— Begin Information supplied —
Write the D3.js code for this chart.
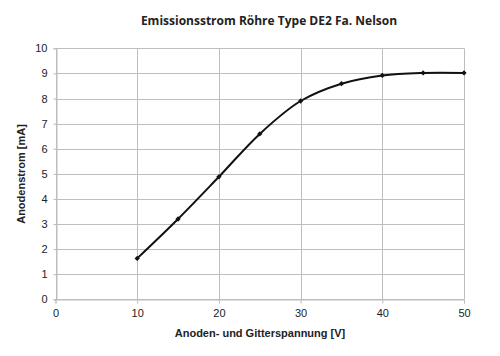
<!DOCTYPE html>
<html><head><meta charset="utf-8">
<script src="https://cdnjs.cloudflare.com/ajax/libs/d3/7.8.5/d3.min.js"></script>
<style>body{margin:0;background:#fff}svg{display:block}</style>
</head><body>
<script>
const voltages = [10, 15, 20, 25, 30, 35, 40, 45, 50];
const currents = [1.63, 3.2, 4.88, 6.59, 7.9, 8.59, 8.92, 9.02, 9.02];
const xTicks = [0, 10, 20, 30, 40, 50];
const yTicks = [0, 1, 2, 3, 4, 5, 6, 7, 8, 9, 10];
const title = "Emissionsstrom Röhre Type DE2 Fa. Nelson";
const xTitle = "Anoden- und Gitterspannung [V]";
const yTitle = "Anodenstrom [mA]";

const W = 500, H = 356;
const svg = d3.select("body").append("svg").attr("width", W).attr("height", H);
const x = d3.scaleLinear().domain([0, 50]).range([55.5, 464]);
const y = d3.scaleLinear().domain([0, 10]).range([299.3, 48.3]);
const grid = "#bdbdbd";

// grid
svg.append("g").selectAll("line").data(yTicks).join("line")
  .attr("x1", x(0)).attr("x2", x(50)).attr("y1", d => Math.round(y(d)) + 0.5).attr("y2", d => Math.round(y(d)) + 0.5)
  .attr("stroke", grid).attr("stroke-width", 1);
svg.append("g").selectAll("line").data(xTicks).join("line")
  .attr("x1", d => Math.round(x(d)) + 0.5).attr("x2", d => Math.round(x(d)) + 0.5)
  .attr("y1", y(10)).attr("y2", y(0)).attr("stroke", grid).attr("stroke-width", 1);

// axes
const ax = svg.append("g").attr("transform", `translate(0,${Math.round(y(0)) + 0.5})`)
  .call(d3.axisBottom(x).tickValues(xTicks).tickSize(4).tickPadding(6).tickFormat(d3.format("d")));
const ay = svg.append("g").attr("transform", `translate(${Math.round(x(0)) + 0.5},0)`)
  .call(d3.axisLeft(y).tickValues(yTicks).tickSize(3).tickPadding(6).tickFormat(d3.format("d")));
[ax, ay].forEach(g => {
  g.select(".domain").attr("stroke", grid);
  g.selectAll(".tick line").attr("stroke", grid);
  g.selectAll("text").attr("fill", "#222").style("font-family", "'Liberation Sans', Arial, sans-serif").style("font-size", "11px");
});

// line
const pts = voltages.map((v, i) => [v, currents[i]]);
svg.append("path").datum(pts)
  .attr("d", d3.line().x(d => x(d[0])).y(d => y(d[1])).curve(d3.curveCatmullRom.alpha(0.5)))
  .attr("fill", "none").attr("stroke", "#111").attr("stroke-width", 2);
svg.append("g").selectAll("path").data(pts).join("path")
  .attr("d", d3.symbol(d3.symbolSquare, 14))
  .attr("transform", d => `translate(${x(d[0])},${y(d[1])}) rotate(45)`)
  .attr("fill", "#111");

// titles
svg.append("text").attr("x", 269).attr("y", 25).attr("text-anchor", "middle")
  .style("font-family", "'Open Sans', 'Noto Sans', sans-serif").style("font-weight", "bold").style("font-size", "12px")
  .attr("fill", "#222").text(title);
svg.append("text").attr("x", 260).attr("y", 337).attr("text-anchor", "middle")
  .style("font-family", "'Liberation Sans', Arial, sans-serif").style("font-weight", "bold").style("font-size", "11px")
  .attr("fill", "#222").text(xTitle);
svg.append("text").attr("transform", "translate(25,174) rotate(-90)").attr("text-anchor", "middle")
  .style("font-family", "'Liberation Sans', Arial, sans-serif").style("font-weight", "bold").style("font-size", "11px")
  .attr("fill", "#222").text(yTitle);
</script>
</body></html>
— End Information supplied —
Task brief:
Copy the material shown above in full and exactly. Skip the pictures.

Response to this task:
Write the D3.js code for this chart.
<!DOCTYPE html>
<html><head><meta charset="utf-8">
<script src="https://cdnjs.cloudflare.com/ajax/libs/d3/7.8.5/d3.min.js"></script>
<style>body{margin:0;background:#fff}svg{display:block}</style>
</head><body>
<script>
const voltages = [10, 15, 20, 25, 30, 35, 40, 45, 50];
const currents = [1.63, 3.2, 4.88, 6.59, 7.9, 8.59, 8.92, 9.02, 9.02];
const xTicks = [0, 10, 20, 30, 40, 50];
const yTicks = [0, 1, 2, 3, 4, 5, 6, 7, 8, 9, 10];
const title = "Emissionsstrom Röhre Type DE2 Fa. Nelson";
const xTitle = "Anoden- und Gitterspannung [V]";
const yTitle = "Anodenstrom [mA]";

const W = 500, H = 356;
const svg = d3.select("body").append("svg").attr("width", W).attr("height", H);
const x = d3.scaleLinear().domain([0, 50]).range([55.5, 464]);
const y = d3.scaleLinear().domain([0, 10]).range([299.3, 48.3]);
const grid = "#bdbdbd";

// grid
svg.append("g").selectAll("line").data(yTicks).join("line")
  .attr("x1", x(0)).attr("x2", x(50)).attr("y1", d => Math.round(y(d)) + 0.5).attr("y2", d => Math.round(y(d)) + 0.5)
  .attr("stroke", grid).attr("stroke-width", 1);
svg.append("g").selectAll("line").data(xTicks).join("line")
  .attr("x1", d => Math.round(x(d)) + 0.5).attr("x2", d => Math.round(x(d)) + 0.5)
  .attr("y1", y(10)).attr("y2", y(0)).attr("stroke", grid).attr("stroke-width", 1);

// axes
const ax = svg.append("g").attr("transform", `translate(0,${Math.round(y(0)) + 0.5})`)
  .call(d3.axisBottom(x).tickValues(xTicks).tickSize(4).tickPadding(6).tickFormat(d3.format("d")));
const ay = svg.append("g").attr("transform", `translate(${Math.round(x(0)) + 0.5},0)`)
  .call(d3.axisLeft(y).tickValues(yTicks).tickSize(3).tickPadding(6).tickFormat(d3.format("d")));
[ax, ay].forEach(g => {
  g.select(".domain").attr("stroke", grid);
  g.selectAll(".tick line").attr("stroke", grid);
  g.selectAll("text").attr("fill", "#222").style("font-family", "'Liberation Sans', Arial, sans-serif").style("font-size", "11px");
});

// line
const pts = voltages.map((v, i) => [v, currents[i]]);
svg.append("path").datum(pts)
  .attr("d", d3.line().x(d => x(d[0])).y(d => y(d[1])).curve(d3.curveCatmullRom.alpha(0.5)))
  .attr("fill", "none").attr("stroke", "#111").attr("stroke-width", 2);
svg.append("g").selectAll("path").data(pts).join("path")
  .attr("d", d3.symbol(d3.symbolSquare, 14))
  .attr("transform", d => `translate(${x(d[0])},${y(d[1])}) rotate(45)`)
  .attr("fill", "#111");

// titles
svg.append("text").attr("x", 269).attr("y", 25).attr("text-anchor", "middle")
  .style("font-family", "'Open Sans', 'Noto Sans', sans-serif").style("font-weight", "bold").style("font-size", "12px")
  .attr("fill", "#222").text(title);
svg.append("text").attr("x", 260).attr("y", 337).attr("text-anchor", "middle")
  .style("font-family", "'Liberation Sans', Arial, sans-serif").style("font-weight", "bold").style("font-size", "11px")
  .attr("fill", "#222").text(xTitle);
svg.append("text").attr("transform", "translate(25,174) rotate(-90)").attr("text-anchor", "middle")
  .style("font-family", "'Liberation Sans', Arial, sans-serif").style("font-weight", "bold").style("font-size", "11px")
  .attr("fill", "#222").text(yTitle);
</script>
</body></html>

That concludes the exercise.